Arquivos de imagem sem perdas têm a cor de cada pixel definida separadamente. Quando você salva como JPG, a imagem é dividida em pedaços pequenos e a transformada de Fourier é aplicada a cada um dos blocos. Ela fornece uma descrição das frequências espaciais sobre como cor e brilho variam ao longo deste pequeno pedaço da imagem. Assim como no caso de MP3, o JPG joga fora alguns componentes de alta freqüência, que, no caso de uma imagem, fornecem os detalhes nítidos.
Para a maioria de nós, nossos olhos não podem detectar diferenças sutis de cor. Portanto, jogar fora os componentes que dão a variação de pixel para a pixel não altera a aparência da imagem. Obviamente, se você aumenta a compressão, começa a jogar no lixo frequências mais baixas, também — e é aí que as coisas podem começar a ficar meio pixeladas, à medida que as variações de cor entre os sub-blocos se tornam mais aparentes.

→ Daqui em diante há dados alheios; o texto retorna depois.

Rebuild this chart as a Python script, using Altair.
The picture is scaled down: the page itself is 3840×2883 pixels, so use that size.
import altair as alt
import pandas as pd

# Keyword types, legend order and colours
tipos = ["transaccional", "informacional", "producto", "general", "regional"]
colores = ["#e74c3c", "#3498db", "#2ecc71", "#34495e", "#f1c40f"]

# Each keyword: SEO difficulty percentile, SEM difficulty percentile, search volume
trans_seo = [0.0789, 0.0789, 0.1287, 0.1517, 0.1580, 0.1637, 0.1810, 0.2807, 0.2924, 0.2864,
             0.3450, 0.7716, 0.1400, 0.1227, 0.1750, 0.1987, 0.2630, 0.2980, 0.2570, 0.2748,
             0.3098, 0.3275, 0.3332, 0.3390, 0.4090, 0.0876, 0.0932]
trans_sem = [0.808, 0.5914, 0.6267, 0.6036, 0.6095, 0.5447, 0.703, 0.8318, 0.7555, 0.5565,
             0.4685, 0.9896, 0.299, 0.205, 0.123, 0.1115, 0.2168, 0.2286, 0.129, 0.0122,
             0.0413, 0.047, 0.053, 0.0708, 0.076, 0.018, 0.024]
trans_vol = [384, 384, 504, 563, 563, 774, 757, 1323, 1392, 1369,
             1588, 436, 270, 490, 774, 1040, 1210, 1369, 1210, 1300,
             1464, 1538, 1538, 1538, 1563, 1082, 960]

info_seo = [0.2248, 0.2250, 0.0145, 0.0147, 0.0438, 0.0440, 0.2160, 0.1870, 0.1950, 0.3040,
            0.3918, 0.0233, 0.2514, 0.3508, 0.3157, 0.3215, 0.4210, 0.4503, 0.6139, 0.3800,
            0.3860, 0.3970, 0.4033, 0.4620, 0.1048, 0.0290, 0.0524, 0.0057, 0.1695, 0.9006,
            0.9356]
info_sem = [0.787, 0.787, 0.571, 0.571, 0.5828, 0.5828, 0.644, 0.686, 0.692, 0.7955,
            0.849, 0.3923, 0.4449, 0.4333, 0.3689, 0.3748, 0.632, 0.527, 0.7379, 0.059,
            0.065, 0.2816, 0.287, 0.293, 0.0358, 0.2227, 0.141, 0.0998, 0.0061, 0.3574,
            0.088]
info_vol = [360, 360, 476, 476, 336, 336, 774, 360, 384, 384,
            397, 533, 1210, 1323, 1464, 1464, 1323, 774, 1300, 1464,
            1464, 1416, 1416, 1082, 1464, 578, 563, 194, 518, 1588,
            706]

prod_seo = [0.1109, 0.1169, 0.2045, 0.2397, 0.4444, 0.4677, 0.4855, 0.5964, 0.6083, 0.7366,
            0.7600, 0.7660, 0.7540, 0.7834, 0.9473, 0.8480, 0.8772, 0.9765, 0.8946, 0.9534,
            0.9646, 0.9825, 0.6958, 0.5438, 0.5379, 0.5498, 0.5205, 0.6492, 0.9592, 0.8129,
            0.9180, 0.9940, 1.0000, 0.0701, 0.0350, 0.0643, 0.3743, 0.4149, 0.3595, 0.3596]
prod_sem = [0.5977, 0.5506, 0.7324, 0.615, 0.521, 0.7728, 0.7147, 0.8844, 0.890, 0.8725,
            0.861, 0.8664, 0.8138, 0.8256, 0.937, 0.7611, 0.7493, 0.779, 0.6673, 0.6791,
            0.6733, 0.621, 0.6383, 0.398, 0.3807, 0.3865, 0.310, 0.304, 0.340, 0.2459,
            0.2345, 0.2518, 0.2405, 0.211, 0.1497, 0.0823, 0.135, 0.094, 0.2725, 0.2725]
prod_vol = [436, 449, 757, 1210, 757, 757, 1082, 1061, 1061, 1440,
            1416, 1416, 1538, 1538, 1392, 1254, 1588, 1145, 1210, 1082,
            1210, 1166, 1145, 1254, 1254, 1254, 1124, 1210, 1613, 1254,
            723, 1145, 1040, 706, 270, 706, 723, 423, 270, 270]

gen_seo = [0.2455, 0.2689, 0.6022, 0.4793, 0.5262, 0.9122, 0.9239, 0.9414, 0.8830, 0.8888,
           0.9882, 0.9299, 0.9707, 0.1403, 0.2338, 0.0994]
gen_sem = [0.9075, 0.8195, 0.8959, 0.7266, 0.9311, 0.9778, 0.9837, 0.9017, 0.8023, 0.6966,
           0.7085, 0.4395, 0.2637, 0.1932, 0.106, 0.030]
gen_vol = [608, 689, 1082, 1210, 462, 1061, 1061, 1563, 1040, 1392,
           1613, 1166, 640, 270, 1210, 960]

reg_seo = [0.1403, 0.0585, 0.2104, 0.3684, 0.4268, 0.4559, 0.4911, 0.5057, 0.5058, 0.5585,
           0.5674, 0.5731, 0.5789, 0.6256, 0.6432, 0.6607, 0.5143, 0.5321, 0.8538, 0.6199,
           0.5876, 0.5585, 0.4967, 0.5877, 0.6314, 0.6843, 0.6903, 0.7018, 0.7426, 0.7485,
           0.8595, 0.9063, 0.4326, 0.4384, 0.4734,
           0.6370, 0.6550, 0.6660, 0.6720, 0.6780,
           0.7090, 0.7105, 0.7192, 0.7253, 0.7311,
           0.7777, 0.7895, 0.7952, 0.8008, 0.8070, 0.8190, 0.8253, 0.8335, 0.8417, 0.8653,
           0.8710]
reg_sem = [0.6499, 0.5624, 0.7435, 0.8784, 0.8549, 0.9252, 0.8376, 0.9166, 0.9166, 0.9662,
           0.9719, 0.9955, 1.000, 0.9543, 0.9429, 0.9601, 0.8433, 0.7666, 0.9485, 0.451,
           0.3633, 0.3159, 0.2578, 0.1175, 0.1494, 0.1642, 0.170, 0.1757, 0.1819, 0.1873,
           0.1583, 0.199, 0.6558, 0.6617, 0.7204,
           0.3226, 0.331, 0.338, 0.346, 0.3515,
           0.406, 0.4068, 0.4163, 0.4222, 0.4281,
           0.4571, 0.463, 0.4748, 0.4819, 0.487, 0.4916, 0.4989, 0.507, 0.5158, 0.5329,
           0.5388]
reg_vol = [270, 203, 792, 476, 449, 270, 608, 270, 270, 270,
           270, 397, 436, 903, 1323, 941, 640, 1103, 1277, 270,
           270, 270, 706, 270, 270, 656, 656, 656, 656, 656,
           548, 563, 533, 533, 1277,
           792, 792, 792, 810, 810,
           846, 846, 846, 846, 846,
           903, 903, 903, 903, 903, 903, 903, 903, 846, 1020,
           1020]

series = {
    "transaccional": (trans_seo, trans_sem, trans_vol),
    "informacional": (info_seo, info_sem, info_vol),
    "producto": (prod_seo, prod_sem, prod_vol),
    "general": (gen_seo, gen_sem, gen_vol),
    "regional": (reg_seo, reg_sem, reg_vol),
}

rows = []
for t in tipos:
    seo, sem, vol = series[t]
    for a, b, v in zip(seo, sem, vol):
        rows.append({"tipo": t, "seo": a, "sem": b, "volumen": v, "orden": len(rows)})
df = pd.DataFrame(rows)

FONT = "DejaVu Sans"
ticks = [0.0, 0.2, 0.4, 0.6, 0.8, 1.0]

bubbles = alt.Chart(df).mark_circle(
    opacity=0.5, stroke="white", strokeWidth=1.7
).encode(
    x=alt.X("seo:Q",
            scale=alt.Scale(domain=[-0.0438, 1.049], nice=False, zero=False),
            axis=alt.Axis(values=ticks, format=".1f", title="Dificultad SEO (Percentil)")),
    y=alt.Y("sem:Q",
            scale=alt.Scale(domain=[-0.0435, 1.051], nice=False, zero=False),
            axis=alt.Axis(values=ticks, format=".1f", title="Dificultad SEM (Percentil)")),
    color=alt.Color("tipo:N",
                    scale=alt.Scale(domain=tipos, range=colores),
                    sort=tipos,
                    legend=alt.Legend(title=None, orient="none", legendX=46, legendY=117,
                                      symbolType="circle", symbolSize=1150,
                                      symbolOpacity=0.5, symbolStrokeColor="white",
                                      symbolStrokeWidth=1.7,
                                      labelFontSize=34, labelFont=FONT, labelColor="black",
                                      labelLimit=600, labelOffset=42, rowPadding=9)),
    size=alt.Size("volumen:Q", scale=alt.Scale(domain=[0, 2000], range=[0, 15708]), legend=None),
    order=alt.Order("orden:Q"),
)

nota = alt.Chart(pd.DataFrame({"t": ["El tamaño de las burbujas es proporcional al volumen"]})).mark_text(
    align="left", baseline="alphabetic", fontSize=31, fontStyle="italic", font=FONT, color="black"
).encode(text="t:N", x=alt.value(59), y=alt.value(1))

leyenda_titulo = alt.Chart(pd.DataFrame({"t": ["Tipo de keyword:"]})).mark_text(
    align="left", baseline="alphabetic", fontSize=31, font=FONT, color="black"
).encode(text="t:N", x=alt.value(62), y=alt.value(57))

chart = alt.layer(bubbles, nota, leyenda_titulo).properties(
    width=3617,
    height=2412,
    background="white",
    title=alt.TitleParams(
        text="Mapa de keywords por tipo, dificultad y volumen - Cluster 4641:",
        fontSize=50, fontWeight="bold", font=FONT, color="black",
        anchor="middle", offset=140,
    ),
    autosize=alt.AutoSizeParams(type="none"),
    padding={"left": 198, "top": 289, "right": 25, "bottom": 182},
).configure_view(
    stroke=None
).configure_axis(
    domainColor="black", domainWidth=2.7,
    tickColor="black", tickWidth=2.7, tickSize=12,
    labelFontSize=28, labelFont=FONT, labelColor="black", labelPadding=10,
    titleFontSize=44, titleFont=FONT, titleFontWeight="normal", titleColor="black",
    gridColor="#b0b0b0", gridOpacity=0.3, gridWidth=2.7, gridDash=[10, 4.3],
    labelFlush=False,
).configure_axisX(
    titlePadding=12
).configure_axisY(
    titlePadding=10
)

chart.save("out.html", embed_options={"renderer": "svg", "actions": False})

Exceto para os ouvidos e olhos muito treinados, sistemas de compressão como MP3 e JPG são pouco perceptíveis na maioria das vezes — os sons e imagens ficam ótimos e ainda conseguem ocupar apenas uma fração do espaço que seus irmãos sem perdas demandam. Em outras palavras, eles transformam imagens e músicas digitais em coisas práticas, o que nos permite compartilhá-los facilmente — um feito absolutamente incrível para uma única equação. Sem dúvida Fourier, prático o suficiente para escrever um livro sobre o fluxo de calor, aprovaria.